At the outset, you wonder if you will be taken seriously. Or will you be dismissed as a bit of a nutbar, like Cpl. Klinger on M*A*S*H?
But after that first exchange with Julian, all thoughts led to my voice. No matter his intentions, his remark stuck to my consciousness like the remains of so many bugs on a car windshield. How, I repeatedly asked myself as I made the short drive home and a subsequent stroll to my local eatery/watering hole, can I spend the rest of my life living as a woman if a bloke pops out each time I open my mouth? I was allowing Julian’s issue to be my issue.
When a server arrived to take my order, she was pleasant, as always.
“What can I get you?” she asked with a smile.
I hesitated. It was as if I had just swallowed a mouthful of glue.
“Um,” I stammered, my lips and tongue not prepared to work in agreement, “um…ya, sure, that’d be great.”
As the server walked away, it registered immediately that I had been afraid to speak. I feared my own voice. Oh, the angst…for about five minutes. I quickly realized that she really didn’t give a dang what I sounded like. To my knowledge, nobody did. Why Julian had planted that seed of second-thought in my head remains a mystery to this day, but my voice was an insecurity that had a very, very short life span. I refused to give in to nagging notions about it.
I remember thinking about Lauren Bacall that day so many years ago, how her voice was considered huskily mannish by many yet, at the same time, sultry and oh so sexy. Thanks to the legendary actress, I decided that my voice was, and is, just fine.
It’s no different than the clothing I wear. Or my hair. I like to dress and look nice. I care about my appearance, but not to any degree of obsession. And I don’t dress or wear my hair in a certain style to satisfy the expectations or dictates of others.

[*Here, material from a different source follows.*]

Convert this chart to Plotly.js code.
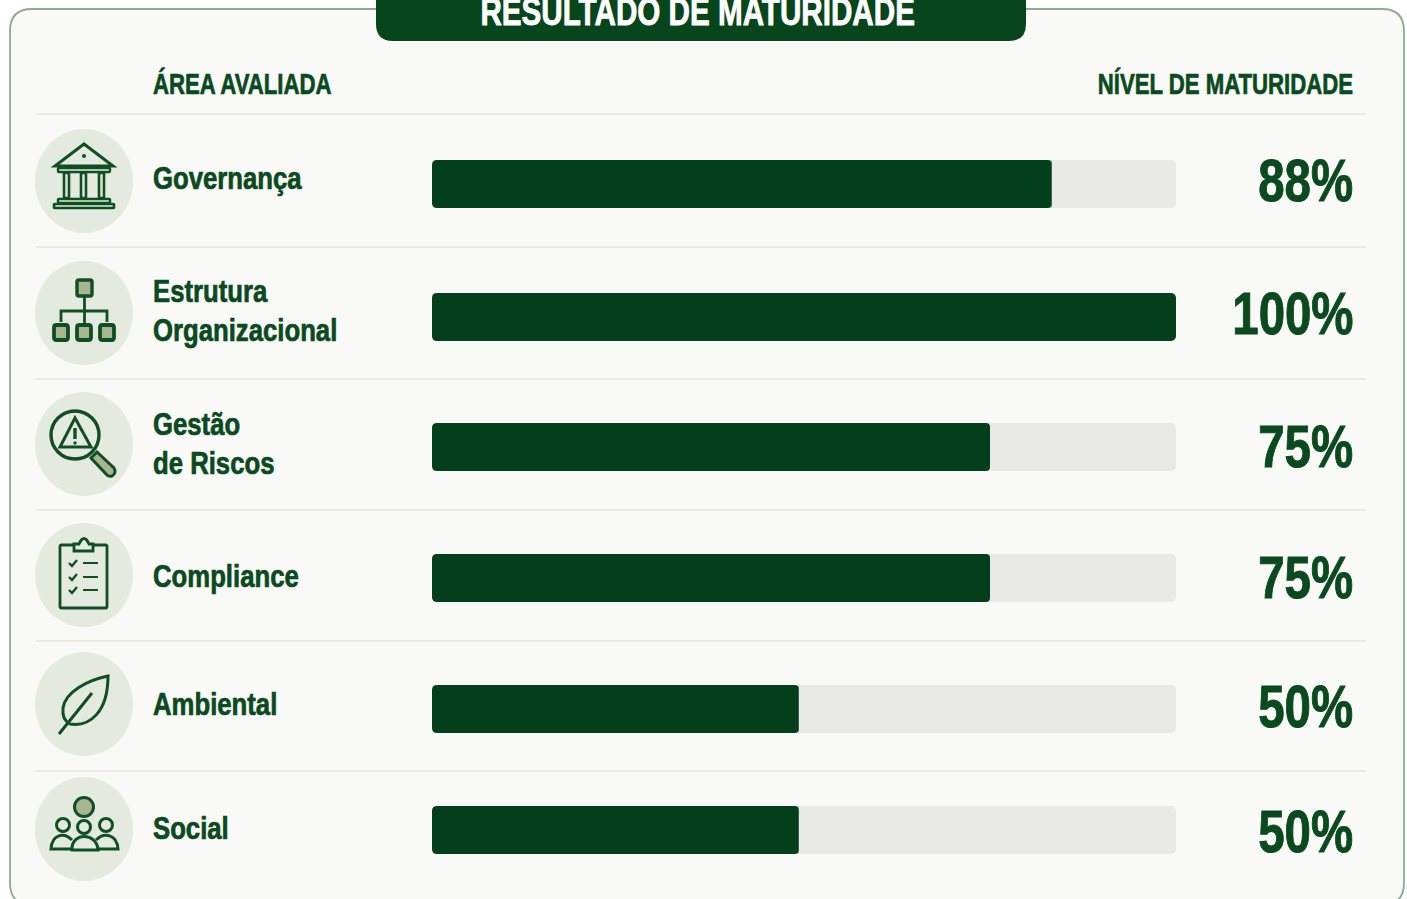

Oh, sure, it’s lovely when another woman compliments me on my outfit or tresses. I mean, go ahead. Make my day. But I have a certain style because it’s the style that comes naturally to me, a style that remained hidden in my mind’s closet during all those years of having to wear blue jeans, ball caps and sneakers.
There are those who believe transgender individuals are living in disguise. A masquerade, if you will. That it’s nothing but a con job. Truth is, it’s actually the opposite.
Being transgender isn’t about fooling someone, it’s about being someone.